In 2020, De Paul House received registration as a Community Housing Provider.
Since 2017, De Paul House has expanded to include housing in the local community.
2014 saw major alterations and additions completed, including a purpose-built Early Childhood Centre, a Community Learning Centre, and accommodation for three larger self-contained units.
2006 The Daughters of Charity handed over management to a Charitable Trust Board and staff.
18th March 1986, the first family moved in. The Daughters of Charity managed the service and renamed it De Paul House, to reflect their affiliation to St Vincent de Paul and the work of the Society of St Vincent de Paul.
In March 1985, planning approval was received from the Northcote Borough Council. Stage one saw the establishment of six bedrooms able to house 22 people, a communal lounge, dining, kitchen, and laundry facilities.
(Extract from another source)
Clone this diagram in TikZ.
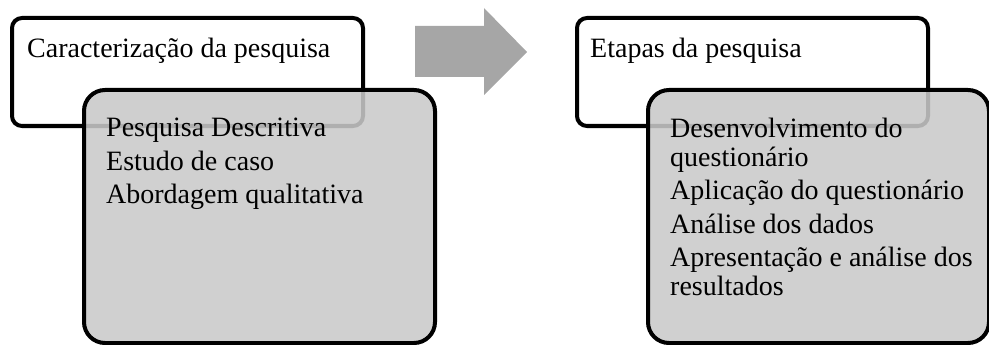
\documentclass[tikz,border=0pt]{standalone}
\usepackage{fontspec}
\setmainfont{Liberation Serif}
\usetikzlibrary{positioning}

\definecolor{boxgray}{RGB}{201,201,201}
\definecolor{arrowgray}{RGB}{166,166,166}

\tikzset{
    titlebox/.style={draw, line width=4pt, rounded corners=10pt, fill=white,
        minimum width=351pt, minimum height=108pt, inner sep=0pt, anchor=north west},
    listbox/.style={draw, line width=4pt, rounded corners=21pt, fill=boxgray,
        fill opacity=0.875, draw opacity=1, minimum height=253pt, inner sep=0pt},
    boxtext/.style={anchor=north west, inner sep=0pt, align=left,
        font=\fontsize{28}{28.5}\selectfont}
}

\begin{document}
\begin{tikzpicture}[x=1pt, y=-1pt]
    % Frame
    \useasboundingbox (0,0) rectangle (989,345);

    % Left panel
    \node[titlebox] (caract) at (10,16) {};
    \node[listbox, minimum width=351pt, below right=72pt and 72pt of caract.north west] (caractlist) {};
    \node[boxtext] (caracttitle) at (27,38) {Caracterização da pesquisa};
    \node[boxtext] (caractitems) at (106,118) {Pesquisa Descritiva\\[5pt]
        Estudo de caso\\[5pt]
        Abordagem qualitativa};

    % Arrow between panels
    \fill[arrowgray] (415,26) -- (484,26) -- (484,8) -- (527,52)
        -- (484,95) -- (484,77) -- (415,77) -- cycle;

    % Right panel
    \node[titlebox] (etapas) at (575,16) {};
    \node[listbox, minimum width=341pt, below right=72pt and 71pt of etapas.north west] (etapaslist) {};
    \node[boxtext] (etapastitle) at (590,38) {Etapas da pesquisa};
    \node[boxtext] (etapasitems) at (670,118) {Desenvolvimento do\\
        questionário\\[5pt]
        Aplicação do questionário\\[5pt]
        Análise dos dados\\[5pt]
        Apresentação e análise dos\\
        resultados};
\end{tikzpicture}
\end{document}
In November 1984, the management committee included members of the local Society of St Vincent de Paul, The Daughters of Charity, St Mary's School and the Regional Pastoral Council. Some of these original members continue to be great supporters and volunteers of De Paul House even today.
In the early 1980’s, the members of the Society of St Vincent de Paul, Northcote became deeply concerned about the number of families
on the North Shore who were either living in overcrowded circumstances or were homeless. These families were on low incomes. The Society
members subsequently approached Bishop Denis Browne, the Bishop of Auckland at the time and requested the use of St Dominic’s as an
emergency housing facility, similar to that established by Monte Cecilia House which was set up the Sisters of Mercy in 1983.
The building housing De Paul House today, began life as a Catholic Boarding College in 1934 run by the Dominican Sisters.